══ DATASET

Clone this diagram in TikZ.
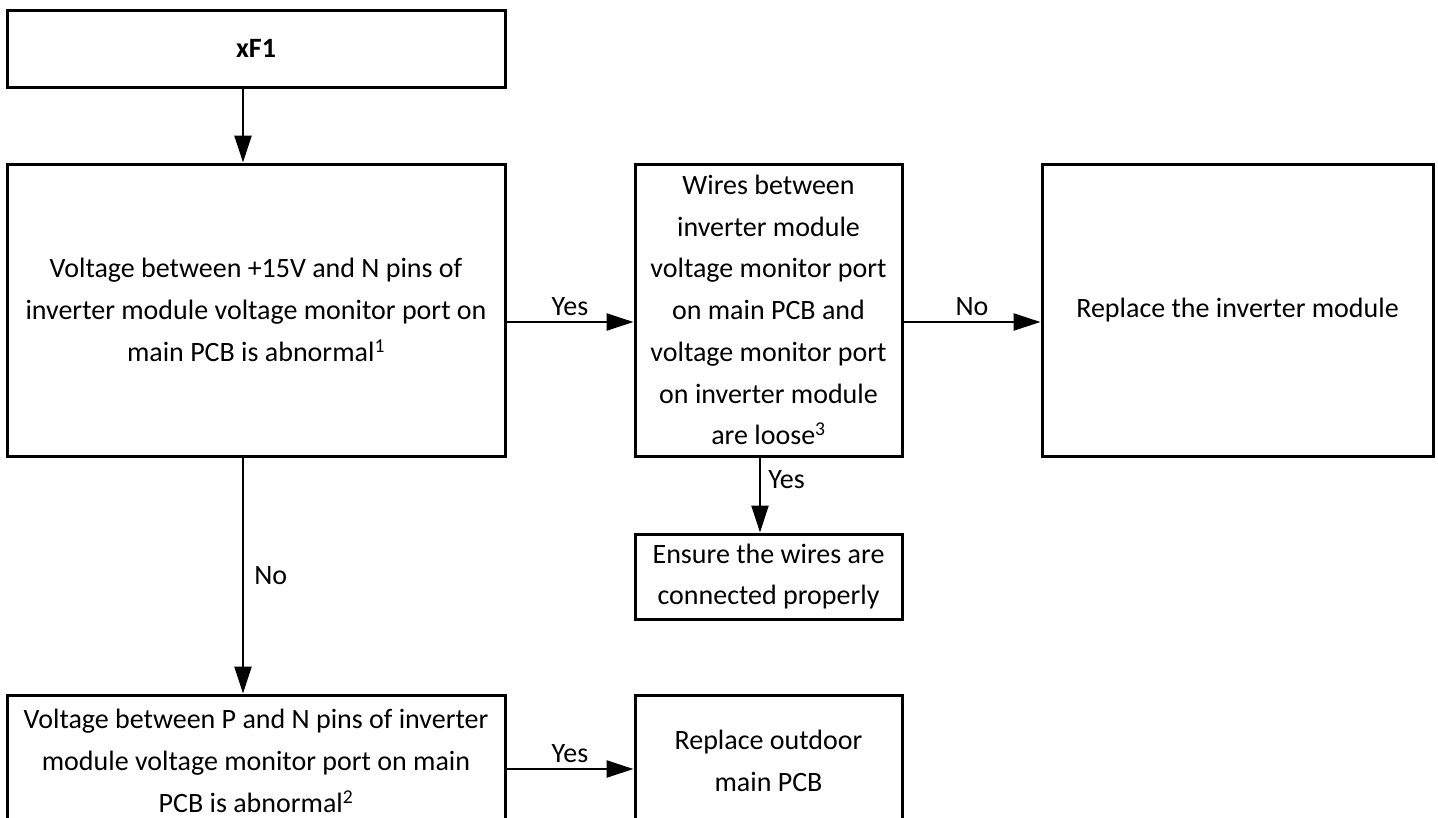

════
══ DATASET

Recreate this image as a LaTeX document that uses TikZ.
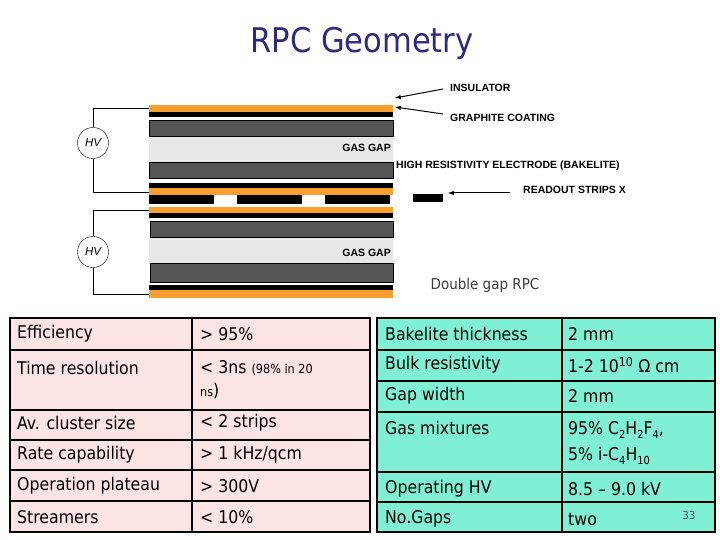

════
══ DATASET

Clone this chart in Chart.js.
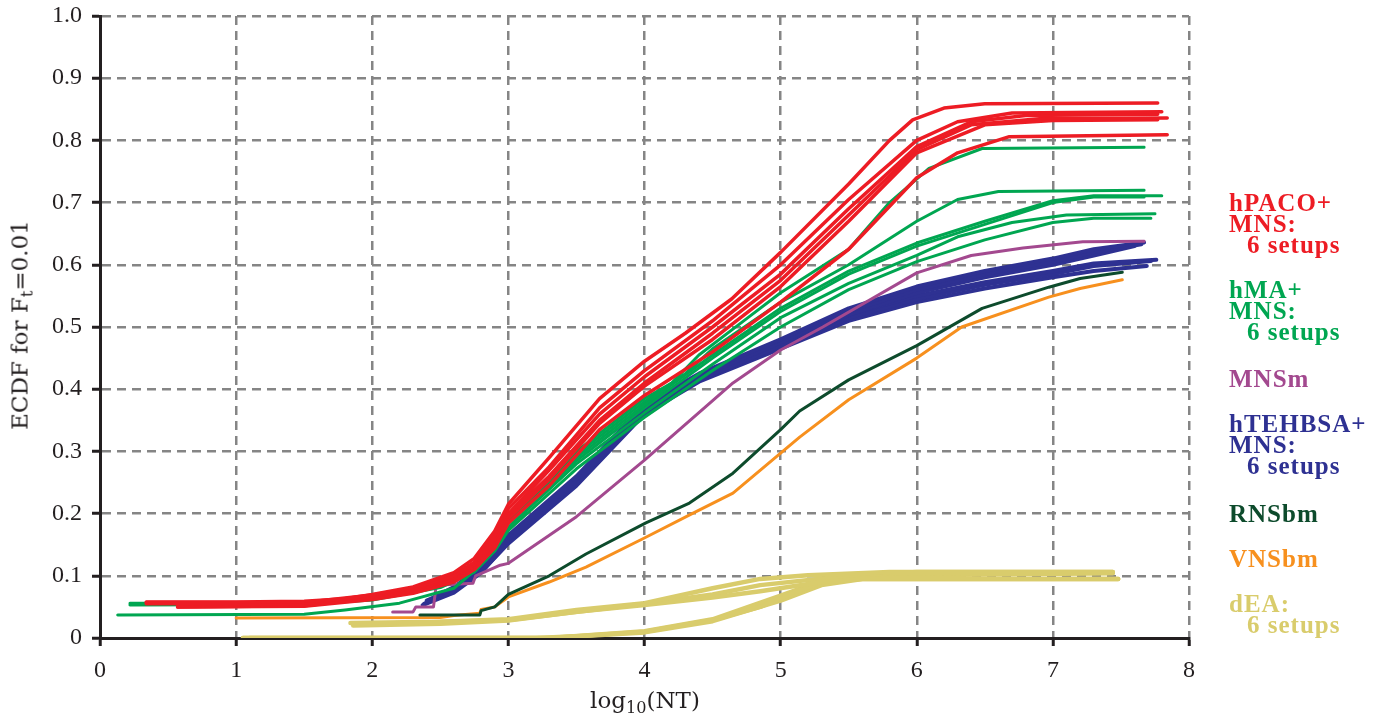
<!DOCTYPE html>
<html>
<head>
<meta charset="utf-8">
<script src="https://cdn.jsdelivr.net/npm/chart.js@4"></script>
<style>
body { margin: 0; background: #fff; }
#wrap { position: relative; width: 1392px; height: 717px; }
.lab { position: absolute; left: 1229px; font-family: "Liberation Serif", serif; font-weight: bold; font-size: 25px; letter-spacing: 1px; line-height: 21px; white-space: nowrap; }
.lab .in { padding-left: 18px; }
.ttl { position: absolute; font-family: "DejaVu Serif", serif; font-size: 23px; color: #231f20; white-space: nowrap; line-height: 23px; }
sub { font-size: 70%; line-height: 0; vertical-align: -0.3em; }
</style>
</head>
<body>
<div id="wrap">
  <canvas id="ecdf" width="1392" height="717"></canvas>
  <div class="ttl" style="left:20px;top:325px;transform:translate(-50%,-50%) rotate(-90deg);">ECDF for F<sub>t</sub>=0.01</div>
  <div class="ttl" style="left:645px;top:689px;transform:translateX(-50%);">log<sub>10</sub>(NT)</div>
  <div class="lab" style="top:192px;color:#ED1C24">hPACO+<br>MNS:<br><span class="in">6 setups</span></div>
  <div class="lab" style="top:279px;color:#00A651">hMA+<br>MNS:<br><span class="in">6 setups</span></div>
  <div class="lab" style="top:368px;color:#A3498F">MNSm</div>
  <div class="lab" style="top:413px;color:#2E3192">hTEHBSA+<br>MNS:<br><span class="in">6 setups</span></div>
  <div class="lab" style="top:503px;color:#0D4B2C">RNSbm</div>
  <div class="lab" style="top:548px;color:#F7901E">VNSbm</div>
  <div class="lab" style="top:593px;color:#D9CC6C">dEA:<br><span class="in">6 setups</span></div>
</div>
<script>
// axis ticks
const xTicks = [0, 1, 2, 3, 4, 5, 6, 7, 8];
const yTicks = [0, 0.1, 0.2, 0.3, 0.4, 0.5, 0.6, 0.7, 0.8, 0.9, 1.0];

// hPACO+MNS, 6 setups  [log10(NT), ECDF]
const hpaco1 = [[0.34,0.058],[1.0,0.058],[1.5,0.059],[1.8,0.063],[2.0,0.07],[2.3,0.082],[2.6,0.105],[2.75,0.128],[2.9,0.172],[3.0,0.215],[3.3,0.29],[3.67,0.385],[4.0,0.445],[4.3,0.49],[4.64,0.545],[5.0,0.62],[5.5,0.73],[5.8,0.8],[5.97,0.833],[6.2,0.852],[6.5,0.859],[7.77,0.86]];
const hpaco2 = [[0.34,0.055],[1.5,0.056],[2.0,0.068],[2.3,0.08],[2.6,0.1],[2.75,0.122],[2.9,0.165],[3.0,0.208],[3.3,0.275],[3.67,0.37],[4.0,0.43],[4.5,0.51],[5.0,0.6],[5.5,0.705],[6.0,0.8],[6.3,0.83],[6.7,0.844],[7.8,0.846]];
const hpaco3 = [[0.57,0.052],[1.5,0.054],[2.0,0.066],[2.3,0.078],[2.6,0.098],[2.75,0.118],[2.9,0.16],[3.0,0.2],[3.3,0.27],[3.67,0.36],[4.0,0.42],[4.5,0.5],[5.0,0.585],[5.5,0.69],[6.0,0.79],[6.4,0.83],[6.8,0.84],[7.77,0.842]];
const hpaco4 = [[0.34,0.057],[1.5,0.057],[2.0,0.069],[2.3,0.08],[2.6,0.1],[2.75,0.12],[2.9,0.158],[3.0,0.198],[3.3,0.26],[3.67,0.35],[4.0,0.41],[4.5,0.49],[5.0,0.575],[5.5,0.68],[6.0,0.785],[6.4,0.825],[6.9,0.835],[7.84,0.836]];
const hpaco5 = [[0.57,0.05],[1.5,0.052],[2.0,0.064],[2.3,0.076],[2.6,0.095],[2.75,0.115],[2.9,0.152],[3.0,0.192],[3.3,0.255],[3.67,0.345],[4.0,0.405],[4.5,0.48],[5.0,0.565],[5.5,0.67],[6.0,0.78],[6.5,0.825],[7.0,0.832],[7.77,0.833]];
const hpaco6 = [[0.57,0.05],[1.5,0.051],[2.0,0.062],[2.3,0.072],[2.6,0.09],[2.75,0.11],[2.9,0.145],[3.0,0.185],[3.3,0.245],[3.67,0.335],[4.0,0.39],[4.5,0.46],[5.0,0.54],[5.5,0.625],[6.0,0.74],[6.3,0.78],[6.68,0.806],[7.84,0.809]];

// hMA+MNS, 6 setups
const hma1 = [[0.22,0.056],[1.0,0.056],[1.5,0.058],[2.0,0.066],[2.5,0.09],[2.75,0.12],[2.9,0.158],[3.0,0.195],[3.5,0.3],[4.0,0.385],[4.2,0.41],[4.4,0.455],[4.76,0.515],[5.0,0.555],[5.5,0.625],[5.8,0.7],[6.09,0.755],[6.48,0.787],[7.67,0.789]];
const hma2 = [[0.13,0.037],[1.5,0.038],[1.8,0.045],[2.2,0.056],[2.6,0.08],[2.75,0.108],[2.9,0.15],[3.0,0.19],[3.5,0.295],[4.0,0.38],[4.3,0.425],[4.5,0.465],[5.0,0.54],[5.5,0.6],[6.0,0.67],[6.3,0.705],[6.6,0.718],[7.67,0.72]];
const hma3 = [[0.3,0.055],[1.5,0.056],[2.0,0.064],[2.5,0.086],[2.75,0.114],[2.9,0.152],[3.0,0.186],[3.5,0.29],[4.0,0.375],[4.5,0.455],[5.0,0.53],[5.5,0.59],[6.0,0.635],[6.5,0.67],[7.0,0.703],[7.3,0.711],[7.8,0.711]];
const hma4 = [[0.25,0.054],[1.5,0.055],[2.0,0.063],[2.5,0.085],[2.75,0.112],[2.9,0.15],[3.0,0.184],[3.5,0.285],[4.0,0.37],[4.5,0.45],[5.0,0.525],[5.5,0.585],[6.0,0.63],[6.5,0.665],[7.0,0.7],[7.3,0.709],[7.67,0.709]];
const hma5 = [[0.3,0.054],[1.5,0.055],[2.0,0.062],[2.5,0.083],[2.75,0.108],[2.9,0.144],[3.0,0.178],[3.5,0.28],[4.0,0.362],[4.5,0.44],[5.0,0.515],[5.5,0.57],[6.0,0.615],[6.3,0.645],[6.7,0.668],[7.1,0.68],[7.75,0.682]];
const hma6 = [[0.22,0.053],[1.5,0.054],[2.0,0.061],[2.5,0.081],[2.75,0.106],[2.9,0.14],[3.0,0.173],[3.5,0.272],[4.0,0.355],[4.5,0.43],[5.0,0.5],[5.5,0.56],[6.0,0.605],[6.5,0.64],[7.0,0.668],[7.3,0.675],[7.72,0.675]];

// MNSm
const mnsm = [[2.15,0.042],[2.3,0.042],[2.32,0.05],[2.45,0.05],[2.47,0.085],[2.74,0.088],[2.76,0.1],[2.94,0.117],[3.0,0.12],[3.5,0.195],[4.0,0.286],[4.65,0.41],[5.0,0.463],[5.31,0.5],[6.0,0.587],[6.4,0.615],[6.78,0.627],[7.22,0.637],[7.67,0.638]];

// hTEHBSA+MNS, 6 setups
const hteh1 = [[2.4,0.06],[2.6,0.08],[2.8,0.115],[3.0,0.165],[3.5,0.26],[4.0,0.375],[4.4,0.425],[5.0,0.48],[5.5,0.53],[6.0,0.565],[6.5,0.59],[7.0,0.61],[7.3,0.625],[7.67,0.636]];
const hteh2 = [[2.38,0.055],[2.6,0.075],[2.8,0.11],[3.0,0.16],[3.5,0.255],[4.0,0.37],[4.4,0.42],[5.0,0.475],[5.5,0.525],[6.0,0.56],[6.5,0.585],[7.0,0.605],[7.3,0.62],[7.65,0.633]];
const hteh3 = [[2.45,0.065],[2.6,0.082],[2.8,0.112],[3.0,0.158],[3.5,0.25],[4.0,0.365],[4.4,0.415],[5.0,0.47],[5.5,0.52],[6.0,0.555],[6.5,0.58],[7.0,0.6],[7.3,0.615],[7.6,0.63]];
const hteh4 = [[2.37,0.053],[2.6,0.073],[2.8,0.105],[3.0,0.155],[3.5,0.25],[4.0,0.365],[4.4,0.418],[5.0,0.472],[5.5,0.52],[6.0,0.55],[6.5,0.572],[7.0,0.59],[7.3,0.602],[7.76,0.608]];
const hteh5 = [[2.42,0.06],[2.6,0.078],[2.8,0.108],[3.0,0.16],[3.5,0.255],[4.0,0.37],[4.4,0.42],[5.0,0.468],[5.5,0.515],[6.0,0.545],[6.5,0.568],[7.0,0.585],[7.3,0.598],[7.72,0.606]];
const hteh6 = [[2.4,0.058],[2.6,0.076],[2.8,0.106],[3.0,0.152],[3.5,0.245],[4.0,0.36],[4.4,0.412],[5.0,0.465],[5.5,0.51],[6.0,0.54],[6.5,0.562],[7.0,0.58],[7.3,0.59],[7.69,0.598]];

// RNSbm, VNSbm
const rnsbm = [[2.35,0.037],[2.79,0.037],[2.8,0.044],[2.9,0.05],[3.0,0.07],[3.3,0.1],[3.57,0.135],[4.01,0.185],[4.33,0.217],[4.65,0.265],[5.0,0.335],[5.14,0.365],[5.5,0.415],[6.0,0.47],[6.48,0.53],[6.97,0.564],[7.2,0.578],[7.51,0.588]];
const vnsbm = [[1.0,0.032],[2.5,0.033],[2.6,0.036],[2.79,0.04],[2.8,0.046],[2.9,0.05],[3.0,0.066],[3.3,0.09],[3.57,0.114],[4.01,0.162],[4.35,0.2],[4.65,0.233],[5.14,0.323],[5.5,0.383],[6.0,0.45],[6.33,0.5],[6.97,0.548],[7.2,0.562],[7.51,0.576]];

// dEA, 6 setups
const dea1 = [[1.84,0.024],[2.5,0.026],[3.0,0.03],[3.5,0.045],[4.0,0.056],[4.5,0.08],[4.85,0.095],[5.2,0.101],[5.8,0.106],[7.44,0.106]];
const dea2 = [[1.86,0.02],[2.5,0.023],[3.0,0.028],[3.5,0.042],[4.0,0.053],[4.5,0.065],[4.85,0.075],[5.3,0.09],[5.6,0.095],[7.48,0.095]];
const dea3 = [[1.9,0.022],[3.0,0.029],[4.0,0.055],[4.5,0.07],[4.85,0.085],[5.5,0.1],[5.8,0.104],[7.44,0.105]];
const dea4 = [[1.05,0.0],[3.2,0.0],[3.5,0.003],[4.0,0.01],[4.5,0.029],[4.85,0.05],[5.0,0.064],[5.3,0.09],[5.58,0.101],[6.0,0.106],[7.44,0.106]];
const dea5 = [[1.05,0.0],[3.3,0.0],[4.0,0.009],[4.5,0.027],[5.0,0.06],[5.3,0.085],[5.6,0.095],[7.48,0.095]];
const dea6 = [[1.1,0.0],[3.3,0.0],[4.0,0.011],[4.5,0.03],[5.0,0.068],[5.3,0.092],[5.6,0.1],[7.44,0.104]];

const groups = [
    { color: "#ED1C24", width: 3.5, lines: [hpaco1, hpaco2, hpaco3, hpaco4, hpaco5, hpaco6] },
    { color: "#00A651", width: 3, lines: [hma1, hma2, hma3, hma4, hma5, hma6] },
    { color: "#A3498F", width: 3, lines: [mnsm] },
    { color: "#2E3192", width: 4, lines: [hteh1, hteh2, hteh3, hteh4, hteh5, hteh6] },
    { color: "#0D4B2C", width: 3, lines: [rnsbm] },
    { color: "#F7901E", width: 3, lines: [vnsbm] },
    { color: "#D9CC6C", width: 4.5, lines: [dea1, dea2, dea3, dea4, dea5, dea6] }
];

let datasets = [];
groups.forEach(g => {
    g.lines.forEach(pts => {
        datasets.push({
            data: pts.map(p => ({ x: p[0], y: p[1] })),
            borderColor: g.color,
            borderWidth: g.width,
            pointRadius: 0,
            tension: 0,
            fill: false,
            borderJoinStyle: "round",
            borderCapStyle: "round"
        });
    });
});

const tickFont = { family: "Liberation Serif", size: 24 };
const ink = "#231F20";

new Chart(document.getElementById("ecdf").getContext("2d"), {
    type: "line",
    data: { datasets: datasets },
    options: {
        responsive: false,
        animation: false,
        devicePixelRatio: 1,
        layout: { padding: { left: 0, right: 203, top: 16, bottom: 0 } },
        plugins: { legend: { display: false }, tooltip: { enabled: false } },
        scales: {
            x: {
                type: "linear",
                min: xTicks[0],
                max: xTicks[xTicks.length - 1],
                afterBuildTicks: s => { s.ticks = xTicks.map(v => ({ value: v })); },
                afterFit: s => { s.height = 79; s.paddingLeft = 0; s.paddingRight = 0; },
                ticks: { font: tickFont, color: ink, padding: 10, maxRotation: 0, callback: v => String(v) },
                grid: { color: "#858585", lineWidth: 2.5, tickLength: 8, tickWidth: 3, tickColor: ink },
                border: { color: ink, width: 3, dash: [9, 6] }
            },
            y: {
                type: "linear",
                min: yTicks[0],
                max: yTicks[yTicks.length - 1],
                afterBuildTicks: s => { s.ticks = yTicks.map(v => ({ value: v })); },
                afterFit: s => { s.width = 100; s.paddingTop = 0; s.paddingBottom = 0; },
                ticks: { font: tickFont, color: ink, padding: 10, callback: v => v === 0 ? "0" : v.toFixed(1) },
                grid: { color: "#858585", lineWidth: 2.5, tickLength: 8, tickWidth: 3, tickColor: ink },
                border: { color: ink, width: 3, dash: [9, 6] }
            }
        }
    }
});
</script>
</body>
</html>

════

- **WRITTEN INSTRUCTION**
What lines above run from the one with "Clone this chart in Chart.js." to the one with "0.8, 0.9, 1.0];"? Give them again exactly, ends included, and leave the pictures out.

- **RESPONSE TO THIS TASK**
Clone this chart in Chart.js.
<!DOCTYPE html>
<html>
<head>
<meta charset="utf-8">
<script src="https://cdn.jsdelivr.net/npm/chart.js@4"></script>
<style>
body { margin: 0; background: #fff; }
#wrap { position: relative; width: 1392px; height: 717px; }
.lab { position: absolute; left: 1229px; font-family: "Liberation Serif", serif; font-weight: bold; font-size: 25px; letter-spacing: 1px; line-height: 21px; white-space: nowrap; }
.lab .in { padding-left: 18px; }
.ttl { position: absolute; font-family: "DejaVu Serif", serif; font-size: 23px; color: #231f20; white-space: nowrap; line-height: 23px; }
sub { font-size: 70%; line-height: 0; vertical-align: -0.3em; }
</style>
</head>
<body>
<div id="wrap">
  <canvas id="ecdf" width="1392" height="717"></canvas>
  <div class="ttl" style="left:20px;top:325px;transform:translate(-50%,-50%) rotate(-90deg);">ECDF for F<sub>t</sub>=0.01</div>
  <div class="ttl" style="left:645px;top:689px;transform:translateX(-50%);">log<sub>10</sub>(NT)</div>
  <div class="lab" style="top:192px;color:#ED1C24">hPACO+<br>MNS:<br><span class="in">6 setups</span></div>
  <div class="lab" style="top:279px;color:#00A651">hMA+<br>MNS:<br><span class="in">6 setups</span></div>
  <div class="lab" style="top:368px;color:#A3498F">MNSm</div>
  <div class="lab" style="top:413px;color:#2E3192">hTEHBSA+<br>MNS:<br><span class="in">6 setups</span></div>
  <div class="lab" style="top:503px;color:#0D4B2C">RNSbm</div>
  <div class="lab" style="top:548px;color:#F7901E">VNSbm</div>
  <div class="lab" style="top:593px;color:#D9CC6C">dEA:<br><span class="in">6 setups</span></div>
</div>
<script>
// axis ticks
const xTicks = [0, 1, 2, 3, 4, 5, 6, 7, 8];
const yTicks = [0, 0.1, 0.2, 0.3, 0.4, 0.5, 0.6, 0.7, 0.8, 0.9, 1.0];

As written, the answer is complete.